%%

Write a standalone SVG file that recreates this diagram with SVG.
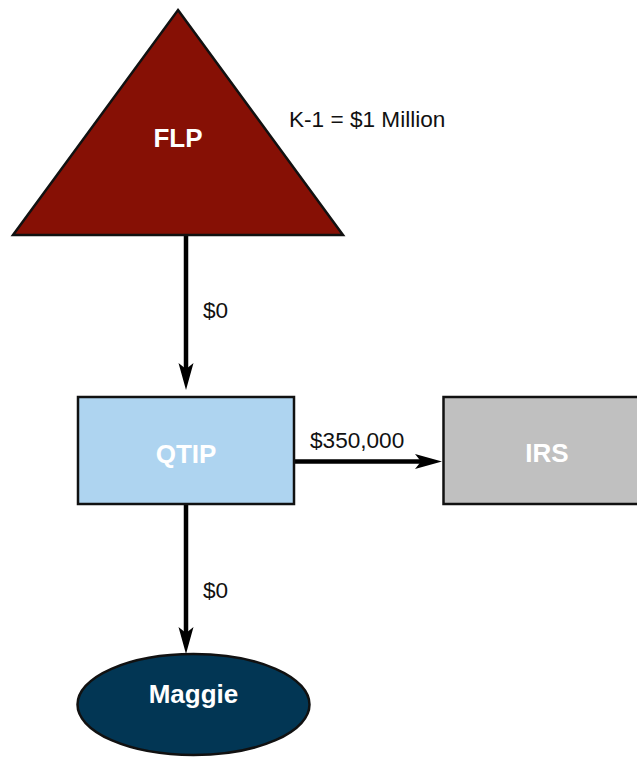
<svg xmlns="http://www.w3.org/2000/svg" width="637" height="757" viewBox="0 0 637 757">
  <style>
    .node-label { font-family: "Liberation Sans", Arial, sans-serif; font-weight: bold; font-size: 26px; fill: #ffffff; text-anchor: middle; }
    .edge-label { font-family: "Liberation Sans", Arial, sans-serif; font-size: 22.6px; fill: #111111; }
    .edge { stroke: #000000; stroke-width: 4.5; fill: none; marker-end: url(#arrow); }
    .shape { stroke: #111111; stroke-width: 2.5; }
  </style>
  <defs>
    <marker id="arrow" viewBox="0 0 27 16" markerUnits="userSpaceOnUse" markerWidth="27" markerHeight="16" refX="17" refY="8" orient="auto">
      <path d="M0,0.5 L27,8 L0,15.5 L6,8 Z" fill="#000000"/>
    </marker>
  </defs>
  <rect width="637" height="757" fill="#ffffff"/>

  <!-- connectors -->
  <g id="connectors">
    <line class="edge" x1="186" y1="236" x2="186" y2="380"/>
    <line class="edge" x1="294" y1="461.5" x2="432" y2="461.5"/>
    <line class="edge" x1="186" y1="505" x2="186" y2="644"/>
    <text class="edge-label" x="289" y="127">K-1 = $1 Million</text>
    <text class="edge-label" x="203" y="318">$0</text>
    <text class="edge-label" x="310" y="448">$350,000</text>
    <text class="edge-label" x="203" y="598">$0</text>
  </g>

  <!-- FLP -->
  <g id="flp">
    <polygon class="shape" points="178,10 343,235 13,235" fill="#861005" stroke-width="2"/>
    <text class="node-label" x="178" y="147">FLP</text>
  </g>

  <!-- QTIP -->
  <g id="qtip">
    <rect class="shape" x="78" y="397" width="216" height="107" fill="#aed4f0"/>
    <text class="node-label" x="186" y="463">QTIP</text>
  </g>

  <!-- IRS -->
  <g id="irs">
    <rect class="shape" x="443.5" y="397" width="200" height="107" fill="#c0c0c0"/>
    <text class="node-label" x="547" y="462" fill="#f4f4f4">IRS</text>
  </g>

  <!-- Maggie -->
  <g id="maggie">
    <ellipse class="shape" cx="193.5" cy="704.5" rx="116" ry="50.5" fill="#023654"/>
    <text class="node-label" x="193.5" y="703">Maggie</text>
  </g>
</svg>
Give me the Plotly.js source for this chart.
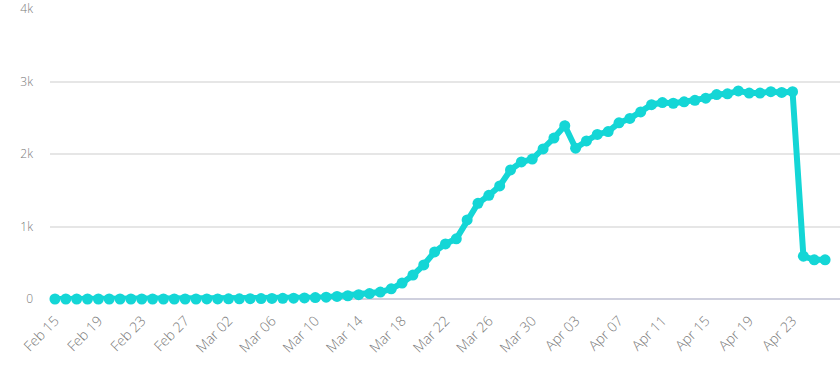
<!DOCTYPE html>
<html>
<head>
<meta charset="utf-8">
<script src="https://cdn.plot.ly/plotly-3.0.1.min.js"></script>
<style>html,body{margin:0;padding:0;background:#fff;}#chart{width:840px;height:367px;}</style>
</head>
<body>
<div id="chart"></div>
<script>
// Daily dates from 2020-02-15 to 2020-04-26
const startDate = "2020-02-15";
const dayCount = 72;
const values = [
  // Feb 15 - Feb 29
  0, 0, 0, 0, 0, 0, 0, 0, 0, 0, 0, 0, 0, 0, 1,
  // Mar 01 - Mar 31
  1, 2, 3, 4, 6, 8, 10, 12, 15, 20, 25, 35, 45, 60, 75, 95, 140, 220, 330, 470,
  650, 760, 830, 1090, 1320, 1430, 1560, 1780, 1890, 1930, 2070,
  // Apr 01 - Apr 26
  2220, 2390, 2080, 2180, 2270, 2310, 2430, 2490, 2580, 2680, 2710, 2700, 2720,
  2740, 2770, 2820, 2830, 2870, 2840, 2840, 2860, 2850, 2860, 590, 540, 540
];
const yTickVals = [0, 1000, 2000, 3000, 4000];
const yTickText = ["0", "1k", "2k", "3k", "4k"];

const dates = [];
const d0 = new Date(startDate + "T00:00:00Z");
for (let i = 0; i < dayCount; i++) {
  const d = new Date(d0.getTime() + i * 86400000);
  dates.push(d.toISOString().slice(0, 10));
}

const color = "#14d6d6";
const trace = {
  x: dates, y: values, type: "scatter", mode: "lines+markers",
  line: {color: color, width: 6},
  marker: {color: color, size: 11},
  cliponaxis: false, hoverinfo: "x+y"
};

const layout = {
  width: 840, height: 367,
  margin: {l: 50, r: 0, t: 9, b: 68},
  paper_bgcolor: "#fff", plot_bgcolor: "#fff",
  showlegend: false,
  font: {family: "Open Sans, sans-serif", color: "#888", size: 12},
  xaxis: {
    type: "date",
    range: ["2020-02-14T13:00:00", "2020-04-27T09:00:00"],
    tick0: "2020-02-15", dtick: 4 * 86400000,
    tickformat: "%b %d", tickangle: -45,
    showgrid: false, zeroline: false, showline: false,
    ticks: "", ticklabelstandoff: 10,
    tickfont: {size: 14, color: "#7a7a7a", weight: 300}
  },
  yaxis: {
    range: [0, 4000],
    tickvals: yTickVals, ticktext: yTickText,
    showgrid: true, gridcolor: "#e6e6e6", gridwidth: 2,
    zeroline: true, zerolinecolor: "#cfd0de", zerolinewidth: 2,
    showline: false, ticks: "", ticklabelstandoff: 16,
    tickfont: {size: 12, color: "#7a7a7a", weight: 300}
  }
};

Plotly.newPlot("chart", [trace], layout, {displayModeBar: false, staticPlot: true});
</script>
</body>
</html>
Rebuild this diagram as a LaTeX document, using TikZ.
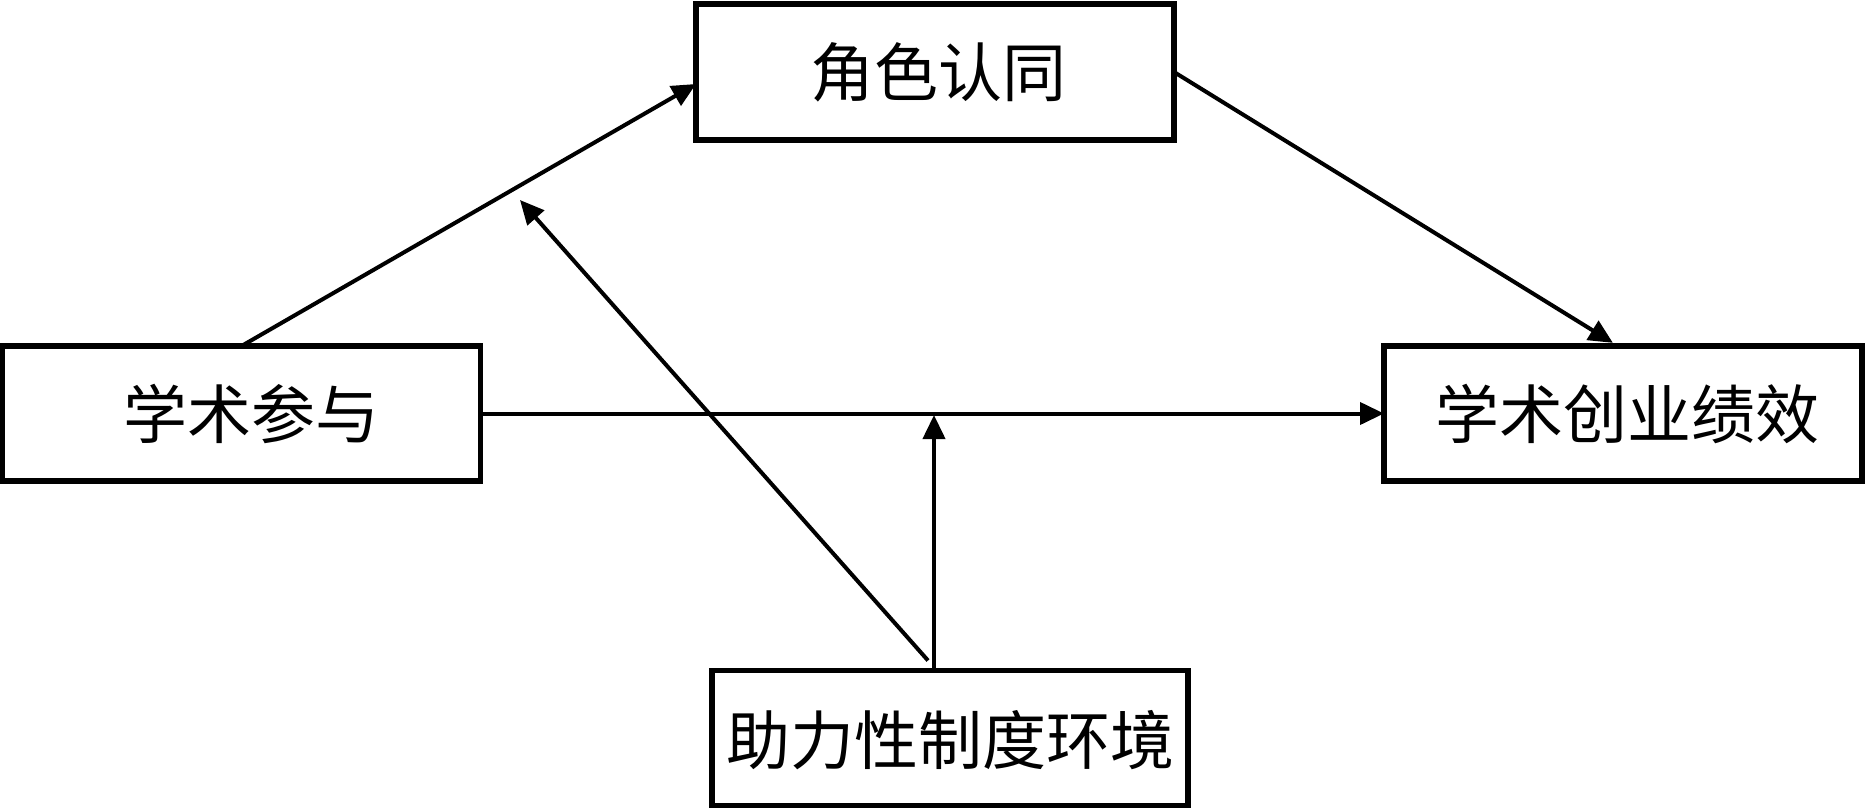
\documentclass[tikz,border=0pt]{standalone}
\usepackage{fontspec}
\newfontfamily\cjk{Noto Sans CJK SC}
\usetikzlibrary{arrows.meta}
\tikzset{
  box/.style={draw=black, line width=5.5pt, rectangle, inner sep=0pt, outer sep=0pt,
    font=\cjk\fontsize{64}{72}\selectfont, align=center},
  lbl/.style={font=\cjk\fontsize{64}{72}\selectfont, inner sep=0pt},
  conn/.style={draw=black, line width=4pt, -{Triangle[length=24pt,width=22pt]}},
}
\begin{document}
\begin{tikzpicture}[x=1pt,y=-1pt]
\useasboundingbox[fill=white] (0,0) rectangle (1866,809);
\node[box, minimum width=478pt, minimum height=136pt] (role) at (935,72) {};
\node[lbl] (rolet) at (938,72) {角色认同};
\node[box, minimum width=478pt, minimum height=135pt] (part) at (241.5,413.5) {};
\node[lbl] (partt) at (251,413.5) {学术参与};
\node[box, minimum width=478pt, minimum height=135pt] (perf) at (1623,413.5) {};
\node[lbl] (perft) at (1627,413.5) {学术创业绩效};
\node[box, minimum width=476pt, minimum height=135pt] (env) at (950,738) {};
\node[lbl] (envt) at (950,740) {助力性制度环境};
\coordinate (m) at (934,415);
\coordinate (e) at (520,200);
\draw[conn] (part.north) -- ([yshift=-12pt]role.west);
\draw[conn, shorten >=6pt] (role.east) -- ([xshift=-5pt]perf.north);
\draw[conn] (part.east) -- (perf.west);
\draw[conn] ([xshift=-16pt]env.north) -- (m);
\draw[conn] ([xshift=-22pt,yshift=10pt]env.north) -- (e);
\end{tikzpicture}
\end{document}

%%

* Description of the task
Go through the listing above and write it out again exactly, dropping the pictures.

* Answer to this task
Write a standalone SVG file that recreates this diagram with SVG.
<svg xmlns="http://www.w3.org/2000/svg" width="637" height="757" viewBox="0 0 637 757">
  <style>
    .node-label { font-family: "Liberation Sans", Arial, sans-serif; font-weight: bold; font-size: 26px; fill: #ffffff; text-anchor: middle; }
    .edge-label { font-family: "Liberation Sans", Arial, sans-serif; font-size: 22.6px; fill: #111111; }
    .edge { stroke: #000000; stroke-width: 4.5; fill: none; marker-end: url(#arrow); }
    .shape { stroke: #111111; stroke-width: 2.5; }
  </style>
  <defs>
    <marker id="arrow" viewBox="0 0 27 16" markerUnits="userSpaceOnUse" markerWidth="27" markerHeight="16" refX="17" refY="8" orient="auto">
      <path d="M0,0.5 L27,8 L0,15.5 L6,8 Z" fill="#000000"/>
    </marker>
  </defs>
  <rect width="637" height="757" fill="#ffffff"/>

  <!-- connectors -->
  <g id="connectors">
    <line class="edge" x1="186" y1="236" x2="186" y2="380"/>
    <line class="edge" x1="294" y1="461.5" x2="432" y2="461.5"/>
    <line class="edge" x1="186" y1="505" x2="186" y2="644"/>
    <text class="edge-label" x="289" y="127">K-1 = $1 Million</text>
    <text class="edge-label" x="203" y="318">$0</text>
    <text class="edge-label" x="310" y="448">$350,000</text>
    <text class="edge-label" x="203" y="598">$0</text>
  </g>

  <!-- FLP -->
  <g id="flp">
    <polygon class="shape" points="178,10 343,235 13,235" fill="#861005" stroke-width="2"/>
    <text class="node-label" x="178" y="147">FLP</text>
  </g>

  <!-- QTIP -->
  <g id="qtip">
    <rect class="shape" x="78" y="397" width="216" height="107" fill="#aed4f0"/>
    <text class="node-label" x="186" y="463">QTIP</text>
  </g>

  <!-- IRS -->
  <g id="irs">
    <rect class="shape" x="443.5" y="397" width="200" height="107" fill="#c0c0c0"/>
    <text class="node-label" x="547" y="462" fill="#f4f4f4">IRS</text>
  </g>

  <!-- Maggie -->
  <g id="maggie">
    <ellipse class="shape" cx="193.5" cy="704.5" rx="116" ry="50.5" fill="#023654"/>
    <text class="node-label" x="193.5" y="703">Maggie</text>
  </g>
</svg>
Give me the Plotly.js source for this chart.
<!DOCTYPE html>
<html>
<head>
<meta charset="utf-8">
<script src="https://cdn.plot.ly/plotly-3.0.1.min.js"></script>
<style>html,body{margin:0;padding:0;background:#fff;}#chart{width:840px;height:367px;}</style>
</head>
<body>
<div id="chart"></div>
<script>
// Daily dates from 2020-02-15 to 2020-04-26
const startDate = "2020-02-15";
const dayCount = 72;
const values = [
  // Feb 15 - Feb 29
  0, 0, 0, 0, 0, 0, 0, 0, 0, 0, 0, 0, 0, 0, 1,
  // Mar 01 - Mar 31
  1, 2, 3, 4, 6, 8, 10, 12, 15, 20, 25, 35, 45, 60, 75, 95, 140, 220, 330, 470,
  650, 760, 830, 1090, 1320, 1430, 1560, 1780, 1890, 1930, 2070,
  // Apr 01 - Apr 26
  2220, 2390, 2080, 2180, 2270, 2310, 2430, 2490, 2580, 2680, 2710, 2700, 2720,
  2740, 2770, 2820, 2830, 2870, 2840, 2840, 2860, 2850, 2860, 590, 540, 540
];
const yTickVals = [0, 1000, 2000, 3000, 4000];
const yTickText = ["0", "1k", "2k", "3k", "4k"];

const dates = [];
const d0 = new Date(startDate + "T00:00:00Z");
for (let i = 0; i < dayCount; i++) {
  const d = new Date(d0.getTime() + i * 86400000);
  dates.push(d.toISOString().slice(0, 10));
}

const color = "#14d6d6";
const trace = {
  x: dates, y: values, type: "scatter", mode: "lines+markers",
  line: {color: color, width: 6},
  marker: {color: color, size: 11},
  cliponaxis: false, hoverinfo: "x+y"
};

const layout = {
  width: 840, height: 367,
  margin: {l: 50, r: 0, t: 9, b: 68},
  paper_bgcolor: "#fff", plot_bgcolor: "#fff",
  showlegend: false,
  font: {family: "Open Sans, sans-serif", color: "#888", size: 12},
  xaxis: {
    type: "date",
    range: ["2020-02-14T13:00:00", "2020-04-27T09:00:00"],
    tick0: "2020-02-15", dtick: 4 * 86400000,
    tickformat: "%b %d", tickangle: -45,
    showgrid: false, zeroline: false, showline: false,
    ticks: "", ticklabelstandoff: 10,
    tickfont: {size: 14, color: "#7a7a7a", weight: 300}
  },
  yaxis: {
    range: [0, 4000],
    tickvals: yTickVals, ticktext: yTickText,
    showgrid: true, gridcolor: "#e6e6e6", gridwidth: 2,
    zeroline: true, zerolinecolor: "#cfd0de", zerolinewidth: 2,
    showline: false, ticks: "", ticklabelstandoff: 16,
    tickfont: {size: 12, color: "#7a7a7a", weight: 300}
  }
};

Plotly.newPlot("chart", [trace], layout, {displayModeBar: false, staticPlot: true});
</script>
</body>
</html>
Rebuild this diagram as a LaTeX document, using TikZ.
\documentclass[tikz,border=0pt]{standalone}
\usepackage{fontspec}
\newfontfamily\cjk{Noto Sans CJK SC}
\usetikzlibrary{arrows.meta}
\tikzset{
  box/.style={draw=black, line width=5.5pt, rectangle, inner sep=0pt, outer sep=0pt,
    font=\cjk\fontsize{64}{72}\selectfont, align=center},
  lbl/.style={font=\cjk\fontsize{64}{72}\selectfont, inner sep=0pt},
  conn/.style={draw=black, line width=4pt, -{Triangle[length=24pt,width=22pt]}},
}
\begin{document}
\begin{tikzpicture}[x=1pt,y=-1pt]
\useasboundingbox[fill=white] (0,0) rectangle (1866,809);
\node[box, minimum width=478pt, minimum height=136pt] (role) at (935,72) {};
\node[lbl] (rolet) at (938,72) {角色认同};
\node[box, minimum width=478pt, minimum height=135pt] (part) at (241.5,413.5) {};
\node[lbl] (partt) at (251,413.5) {学术参与};
\node[box, minimum width=478pt, minimum height=135pt] (perf) at (1623,413.5) {};
\node[lbl] (perft) at (1627,413.5) {学术创业绩效};
\node[box, minimum width=476pt, minimum height=135pt] (env) at (950,738) {};
\node[lbl] (envt) at (950,740) {助力性制度环境};
\coordinate (m) at (934,415);
\coordinate (e) at (520,200);
\draw[conn] (part.north) -- ([yshift=-12pt]role.west);
\draw[conn, shorten >=6pt] (role.east) -- ([xshift=-5pt]perf.north);
\draw[conn] (part.east) -- (perf.west);
\draw[conn] ([xshift=-16pt]env.north) -- (m);
\draw[conn] ([xshift=-22pt,yshift=10pt]env.north) -- (e);
\end{tikzpicture}
\end{document}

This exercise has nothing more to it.